Wednesday, February 17, 2016

Don't Know What To Do: Holiday rentals

It is, you would have to say, a bit rich of the Partido Popular to be criticising the government for not having introduced any new regulation of holiday rentals in the Balearics. This was, after all, the party that spent four years in denial of there being any need for new (or different) regulation. Still, oppositions do what oppositions must do, which is to oppose or to simply make jibes.

The PP was disinclined to liberalise the market. Ideologically, it was curious, given that its instincts are for de-regulation and the free market. But it had a very good reason to be market illiberal, given that its policies were being guided by the hoteliers. We now have the situation whereby a left-wing administration may be considering liberalisation, a consequence in part of its policies not being guided by the hoteliers. However way you look at it, market attitudes and ideologies seem skew-whiff.

If these ideologies could, just for once, be stripped out of the argument, then there might be grounds for believing that some sort of sensible resolution could be arrived at. But these ideologies won't be, and nor will the power of the hoteliers be denied, despite what Alberto Jarabo of Podemos might like to believe. This is frankly a disastrous state of antagonism and of total inability to arrive at anything approximating the mantra of the day (year), i.e. consensus. It is disastrous because Balearic tourism faces a massive problem that cannot and will not be solved by the dominance of one line of argumentation over the other.

The PP's Alvaro Gijón has said that the government, by which he primarily means the tourism-wielding vice-president, Biel Barceló, appears not to know what to do about holiday rental regulation. The fact is that he is almost certainly right: it doesn't know.

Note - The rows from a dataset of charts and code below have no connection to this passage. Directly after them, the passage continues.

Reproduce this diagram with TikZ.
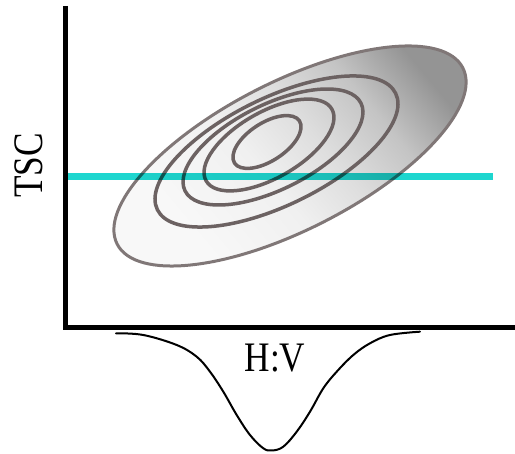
\documentclass[tikz,border=0pt]{standalone}
\usepackage{fontspec}
\setmainfont{Liberation Serif}
\usepackage{graphicx}
\definecolor{outl}{RGB}{128,119,119}
\definecolor{innl}{RGB}{108,98,98}
\definecolor{cyanline}{RGB}{30,214,207}
\definecolor{sh0}{RGB}{248,248,248}
\definecolor{sh1}{RGB}{240,240,240}
\definecolor{sh2}{RGB}{222,222,222}
\definecolor{sh3}{RGB}{196,196,196}
\definecolor{sh4}{RGB}{148,148,148}
\pgfdeclarehorizontalshading{ellsh}{100bp}{color(0bp)=(sh0); color(30bp)=(sh0); color(45bp)=(sh1); color(55bp)=(sh2); color(65bp)=(sh3); color(75bp)=(sh4); color(100bp)=(sh4)}
\tikzset{
  axisline/.style={line width=5pt, line join=miter, black},
  outerell/.style={draw=outl, line width=3pt},
  innerell/.style={draw=innl, line width=3.5pt},
  levelline/.style={cyanline, line width=7pt, blend mode=multiply},
  bellcurve/.style={black, line width=2pt, line cap=round},
  lbl/.style={font=\fontsize{42}{48}\selectfont, inner sep=0pt}
}
\begin{document}
\begin{tikzpicture}[x=1pt,y=1pt]
\useasboundingbox (0,0) rectangle (515,454);
% filled outer ellipse
\shade[shading=ellsh, shading angle=40, rotate around={27:(290,298)}] (290,298) ellipse [x radius=194, y radius=74];
\draw[outerell, rotate around={27:(290,298)}] (290,298) ellipse [x radius=194, y radius=74];
% inner contours
\draw[innerell, rotate around={26:(276.5,302.5)}] (276.5,302.5) ellipse [x radius=132.6, y radius=53.7];
\draw[innerell, rotate around={26.5:(273,307)}] (273,307) ellipse [x radius=98.3, y radius=42.4];
\draw[innerell, rotate around={29.7:(269,309)}] (269,309) ellipse [x radius=72.4, y radius=33];
\draw[innerell, rotate around={33:(267,312)}] (267,312) ellipse [x radius=38.7, y radius=19];
% cyan level line
\coordinate (cl) at (66,277.5);
\coordinate (cr) at (493,277.5);
\draw[levelline] (cl) -- (cr);
% axes
\coordinate (ytop) at (65.5,448);
\coordinate (orig) at (65.5,126.5);
\coordinate (xend) at (515,126.5);
\draw[axisline] (ytop) -- (orig) -- (xend);
% bell curve
\draw[bellcurve] plot[smooth, tension=0.6] coordinates {(116,120.7) (143.3,119) (176.7,109) (196.7,97.3) (210,82.3) (223.3,62.3) (236.7,39) (250,19) (263.3,5.7) (272,3.5) (283.3,7.3) (296.7,22.3) (310,42.3) (323.3,65.7) (336.7,82.3) (353.3,99) (370,110.7) (390,119) (420,122.3)};
% labels
\node[lbl, anchor=base] (hv) at (275,82) {\scalebox{0.84}[1]{H:V}};
\node[lbl, rotate=90, anchor=base] (tsc) at (42,288.5) {\scalebox{0.84}[1]{TSC}};
\end{tikzpicture}
\end{document}
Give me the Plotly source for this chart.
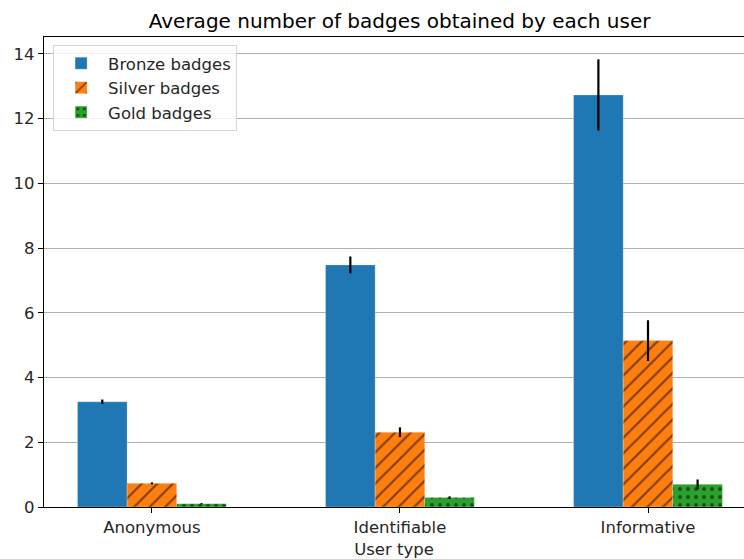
import plotly.graph_objects as go

# Mean badge counts per user type, with error-bar half-widths
user_types = ["Anonymous", "Identifiable", "Informative"]
bronze_mean = [3.25, 7.48, 12.73]
bronze_err = [0.07, 0.26, 1.10]
silver_mean = [0.73, 2.31, 5.14]
silver_err = [0.03, 0.15, 0.63]
gold_mean = [0.10, 0.29, 0.70]
gold_err = [0.02, 0.04, 0.15]
y_ticks = [0, 2, 4, 6, 8, 10, 12, 14]

FONT = "DejaVu Sans"
BLUE = "#1f77b4"
ORANGE = "#ff7f0e"
GREEN = "#2ca02c"
TEXT = "#262626"

x_pos = list(range(len(user_types)))

fig = go.Figure()

series = [
    ("Bronze badges", bronze_mean, bronze_err, BLUE, "", 8, 0.2),
    ("Silver badges", silver_mean, silver_err, ORANGE, "/", 11, 0.2),
    ("Gold badges", gold_mean, gold_err, GREEN, ".", 8, 0.18),
]
for name, vals, errs, color, shape, psize, solid in series:
    fig.add_trace(go.Bar(
        name=name,
        x=x_pos,
        y=vals,
        error_y=dict(type="data", array=errs, visible=True,
                     color="black", thickness=2.2, width=0),
        marker=dict(
            color=color,
            line=dict(color="rgba(255,255,255,0.5)", width=0.5),
            pattern=dict(shape=shape, fgcolor="black", bgcolor=color,
                         size=psize, solidity=solid, fillmode="overlay"),
        ),
    ))

fig.update_layout(
    width=744,
    height=559,
    barmode="group",
    bargap=0.4,
    bargroupgap=0,
    plot_bgcolor="white",
    paper_bgcolor="white",
    margin=dict(l=44, r=0, t=37, b=52),
    font=dict(family=FONT, size=16.5, color=TEXT),
    title=dict(
        text="Average number of badges obtained by each user",
        xref="paper", x=0.508, xanchor="center", y=0.963, yanchor="middle",
        font=dict(family=FONT, size=20, color="black"),
    ),
    legend=dict(
        x=0.013, y=0.983, xanchor="left", yanchor="top",
        bgcolor="rgba(255,255,255,0.8)",
        bordercolor="#d6d6d6", borderwidth=1,
        font=dict(family=FONT, size=16.5, color=TEXT),
        itemwidth=44,
        tracegroupgap=2,
    ),
    showlegend=True,
)

fig.update_xaxes(
    tickmode="array",
    tickvals=x_pos,
    ticktext=user_types,
    range=[-0.435, 2.387],
    showline=True, linecolor="black", linewidth=1.2, mirror=True,
    ticks="outside", ticklen=5, tickcolor="black",
    showgrid=False, zeroline=False,
    title=dict(text="User type", font=dict(family=FONT, size=16.5, color=TEXT), standoff=8),
    tickfont=dict(family=FONT, size=16.5, color=TEXT),
)
fig.update_yaxes(
    tickmode="array",
    tickvals=y_ticks,
    range=[0, 14.52],
    showline=True, linecolor="black", linewidth=1.2,
    ticks="outside", ticklen=5, tickcolor="black",
    showgrid=True, gridcolor="#b0b0b0", gridwidth=1,
    zeroline=False,
    layer="above traces",
    tickfont=dict(family=FONT, size=16.5, color=TEXT),
)

fig.write_html("out.html")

Had it known, it might at least have had some framework in place for new regulation prior to or around the same time as the introduction of the tourist tax. When such a framework might even be debated is anyone's guess. Yet regulation was at one time deemed necessary by Barceló before the tax came in. How priorities can change in the face of ideology or what might have seemed an easier legislative process, which the tourist tax is proving to be anything but.

The issue of holiday rentals is a huge headache for all administrations in Spain, but it is an especially major one for the Balearics. It did cross my mind that Francina Armengol's warning about not being able to guarantee water supplies this summer was either a deliberate attempt to try and stop people coming to the islands in the vast numbers that are anticipated or was the opening gambit for a whole discussion about the need to limit numbers and how this might be done. Whatever the motive, there has to be recognition of the fact that Mallorca and the other islands are at risk of being swamped to the extent that services can no longer cope. There also has to be recognition of the fact that it hasn't been the hoteliers who have brought this situation about.

While the Balearics face this headache, the politicians manage to invent problems for themselves. The tourist tax is a case in point. A problem has been posed that didn't exist before, so the politicians now have to deal with all the complexities that it raises. The problem of holiday rentals is not one that has been invented. It has always existed, but good regulation never has. Because of the pressures now being added because of P2P, it is absolutely essential that a sensible regulatory solution can be found. In the fractious world of Balearic tourism politics, such a solution will always be difficult, but it might just have proved possible for some consensus to be achieved, even with the hoteliers. The government and the hoteliers do, after all, agree that something needs to be done about private accommodation, even if they are coming at the subject with differing perspectives.

But the tourist tax has created a situation of ever greater loggerheads, and not only where the hoteliers are concerned: the government so-called partners are all over the place. The invented problem and its controversy means that the existing one will never be addressed properly because of the festering sore that is being made: the existing one that is of far greater importance than the tax.

And meanwhile, we have a situation in which Barceló seems to go to ground, just like Carlos Delgado used to when the going got tough. The government doesn't know what to do, which is why it should look to draw on all the support it can. Moreover, if it ever really had a hold of the tourism agenda, it is rapidly losing it.